On Sunday, The Daily Caller posted an article about the Democrat’s plan to determine the amount of energy used in the production of goods.
The article reports:
Fresh from the looming trainwreck that is the deal to increase the debt limit, four Republican senators recently signed onto legislation that would require the Biden administration to study the feasibility of . . . a national tax on energy that would be collected at the gas pump and in electricity and heating bills.
The four Republicans — Senator Cramer (R-ND), Senator Cassidy (R-LA), Senator Graham (R-SC), and Senator Murkowski (R-AK) — joined five Democrats in asking Team Biden to determine the amount of energy used — and carbon dioxide emitted — by various countries in the production of essentially everything that makes modern life possible (aluminum, iron, steel, plastic, crude oil, batteries, etc.).
Eventually, the information would be used to impose tariffs on those countries who — in the view of the Biden crew — emitted too much carbon dioxide while creating those products.
The article notes:
Unfortunately for American consumers — and this is the important part of the story — the process will lead inevitably to the federal government setting a price for carbon dioxide in these United States.
That means only one thing: a nationwide tax on carbon dioxide, which is, of course, really a tax on energy in all its forms. Such a tax would be incredibly regressive, would damage the economy, and make everything grown, made, or moved more expensive.
The sad, sick part of this story is that the Republican senators are fully aware of that conclusion; they are in fact counting on it. Senator Cramer told the Washington Post that: “We spend so much time as Republicans saying hell no to people who want to tax carbon . . . . this is the low-hanging fruit of climate policy or trade policy or whatever you want to call it.”

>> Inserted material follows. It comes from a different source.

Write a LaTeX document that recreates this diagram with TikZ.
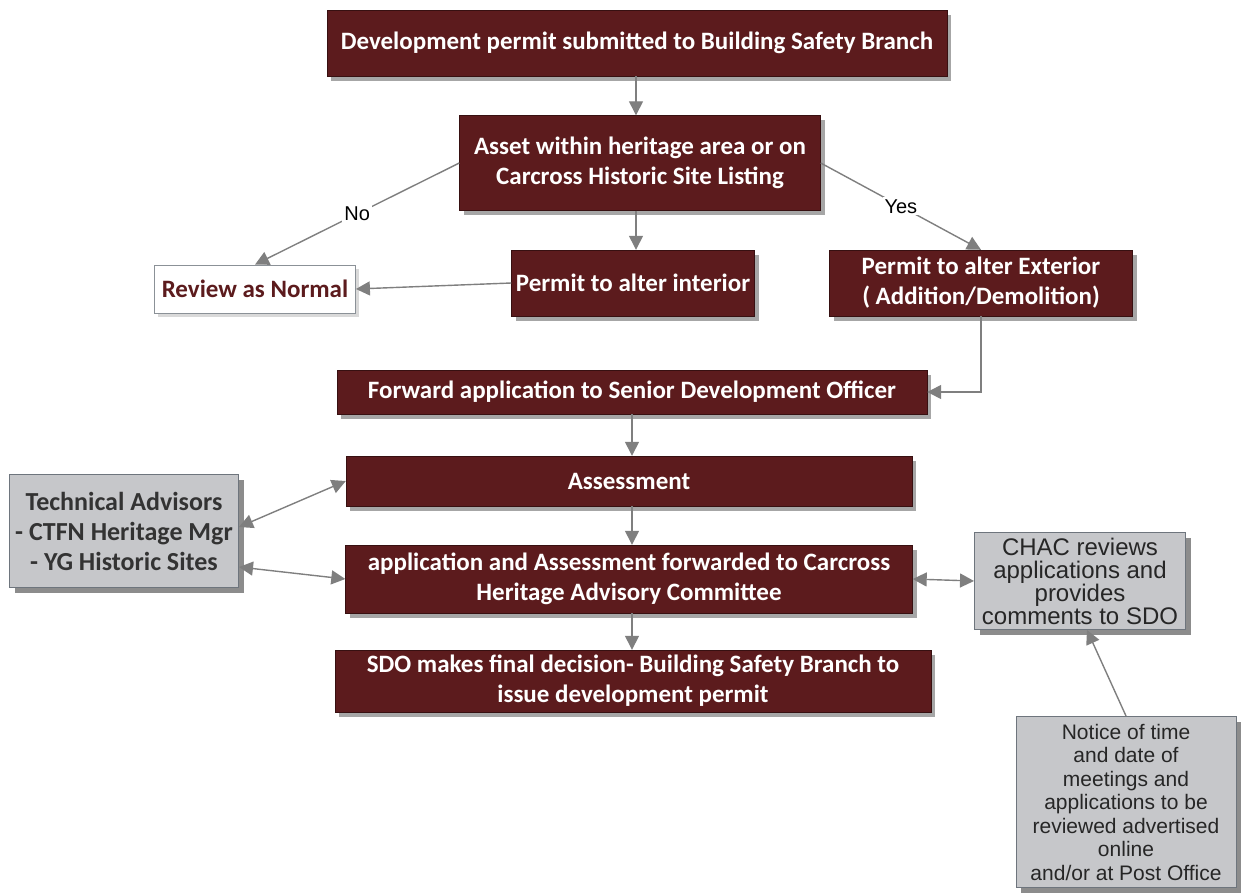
\documentclass[tikz,border=0pt]{standalone}
\usepackage{fontspec}
\setmainfont{Carlito}
\newfontfamily\arialfont{Liberation Sans}
\usetikzlibrary{shapes,
                arrows.meta,
                positioning,
                shadows}
\definecolor{permitred}{HTML}{5C1B1D}
\definecolor{advisorgrey}{HTML}{C6C7CA}
\definecolor{advisoredge}{HTML}{6E757D}
\definecolor{linkgrey}{HTML}{7F7F7F}
\tikzset{block/.style=
   {rectangle,
    draw=permitred!60!black,
    fill=permitred,
    text=white,
    align=center,
    inner sep=0pt,
    font=\fontsize{25}{30}\selectfont\bfseries,
    drop shadow={shadow xshift=4pt,
                 shadow yshift=-5pt,
                 fill=black,
                 opacity=0.35}}}
\tikzset{advisor/.style =
   {rectangle,
    draw=advisoredge,
    line width=1pt,
    fill=advisorgrey,
    text=black!85,
    align=center,
    inner sep=0pt,
    drop shadow={shadow xshift=5pt,
                 shadow yshift=-5pt,
                 fill=black,
                 opacity=0.45}}}
\tikzset{normalbox/.style =
   {rectangle,
    draw=advisoredge!80,
    line width=0.8pt,
    fill=white,
    text=permitred,
    inner sep=0pt,
    font=\fontsize{25}{28}\selectfont\bfseries,
    drop shadow={shadow xshift=3pt,
                 shadow yshift=-4pt,
                 fill=black,
                 opacity=0.15}}}
\tikzset{arrow/.style = {draw=linkgrey, line width=1.4pt, -{Triangle[width=14pt,length=14pt]}}}
\tikzset{twoway/.style = {draw=linkgrey, line width=1.4pt,
    {Triangle[width=14pt,length=14pt]}-{Triangle[width=14pt,length=14pt]}}}
\tikzset{answer/.style = {fill=white, inner sep=2pt, font=\arialfont\fontsize{20}{22}\selectfont}}

\begin{document}
\begin{tikzpicture}[x=1pt, y=-1pt]

    \useasboundingbox (0,0) rectangle (1241,893);

    \node [block,
           minimum width=620pt,
           minimum height=66pt] (submit) at (637,43)
    {Development permit submitted to Building Safety Branch};

    \node [block,
           minimum width=361pt,
           minimum height=95pt] (asset) at (640,163)
    {Asset within heritage area or on\\Carcross Historic Site Listing};

    \node [normalbox,
           minimum width=201pt,
           minimum height=48pt] (normal) at (255,289)
    {Review as Normal};

    \node [block,
           minimum width=243pt,
           minimum height=66pt] (interior) at (633,283)
    {Permit to alter interior};

    \node [block,
           minimum width=303pt,
           minimum height=66pt] (exterior) at (981,283)
    {Permit to alter Exterior\\( Addition/Demolition)};

    \node [block,
           minimum width=590pt,
           minimum height=44pt] (forward) at (632,392)
    {Forward application to Senior Development Officer};

    \node [block,
           minimum width=566pt,
           minimum height=50pt] (assess) at (629,481)
    {Assessment};

    \node [block,
           minimum width=567pt,
           minimum height=68pt] (chacfwd) at (629,579)
    {application and Assessment forwarded to Carcross\\Heritage Advisory Committee};

    \node [block,
           minimum width=596pt,
           minimum height=62pt] (decision) at (633,681)
    {SDO makes final decision- Building Safety Branch to\\issue development permit};

    \node [advisor,
           minimum width=229pt,
           minimum height=113pt,
           text=black!80,
           font=\fontsize{26}{30}\selectfont\bfseries] (tech) at (124,531)
    {Technical Advisors\\- CTFN Heritage Mgr\\- YG Historic Sites};

    \node [advisor,
           minimum width=211pt,
           minimum height=97pt,
           font=\arialfont\fontsize{24}{23}\selectfont] (chac) at (1080,581)
    {CHAC reviews\\applications and\\provides\\comments to SDO};

    \node [advisor,
           minimum width=220pt,
           minimum height=171pt,
           font=\arialfont\fontsize{21}{23.5}\selectfont] (notice) at (1126,802)
    {Notice of time\\and date of\\meetings and\\applications to be\\reviewed advertised\\online\\and/or at Post Office};

    % main flow
    \draw [arrow] (submit.south -| 636,0) -- (asset.north -| 636,0);
    \draw [arrow] (asset.south -| 636,0) -- (interior.north -| 636,0);
    \draw [arrow] (asset.west) -- node[answer] {No} (normal.north);
    \draw [arrow] (asset.east) -- node[answer] {Yes} (exterior.north);
    \draw [arrow] (interior.west) -- (normal.east);
    \draw [arrow] (exterior.south) |- (forward.east);
    \draw [arrow] (forward.south -| 632,0) -- (assess.north -| 632,0);
    \draw [arrow] (assess.south -| 632,0) -- (chacfwd.north -| 632,0);
    \draw [arrow] (chacfwd.south -| 632,0) -- (decision.north -| 632,0);

    % advisors
    \draw [twoway] ([yshift=4pt]tech.east) -- (assess.west);
    \draw [twoway] ([yshift=-36pt]tech.east) -- (chacfwd.west);
    \draw [twoway] (chacfwd.east) -- (chac.west);
    \draw [arrow] (notice.north) -- ([xshift=7pt]chac.south);

\end{tikzpicture}
\end{document}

In August 2010 , I posted an article about carbon trading in America. The article was about the failure of the Chicago Climate Exchange (CCX), a trading place for carbon credits. The only thing you really need to know is who lost money when Congress failed to pass Cap and Trade legislation that would have necessitated the existence of the CCX.
I reported in August 2010:
“The biggest losers have been CCX’s two biggest investors – Al Gore’s Generation Investment Management and Goldman Sachs – and President Obama, who helped launch CCX with funding from the Joyce Foundation, where he and presidential advisor Valerie Jarrett once sat on the board of directors.”
Green energy is about money–not about ecology.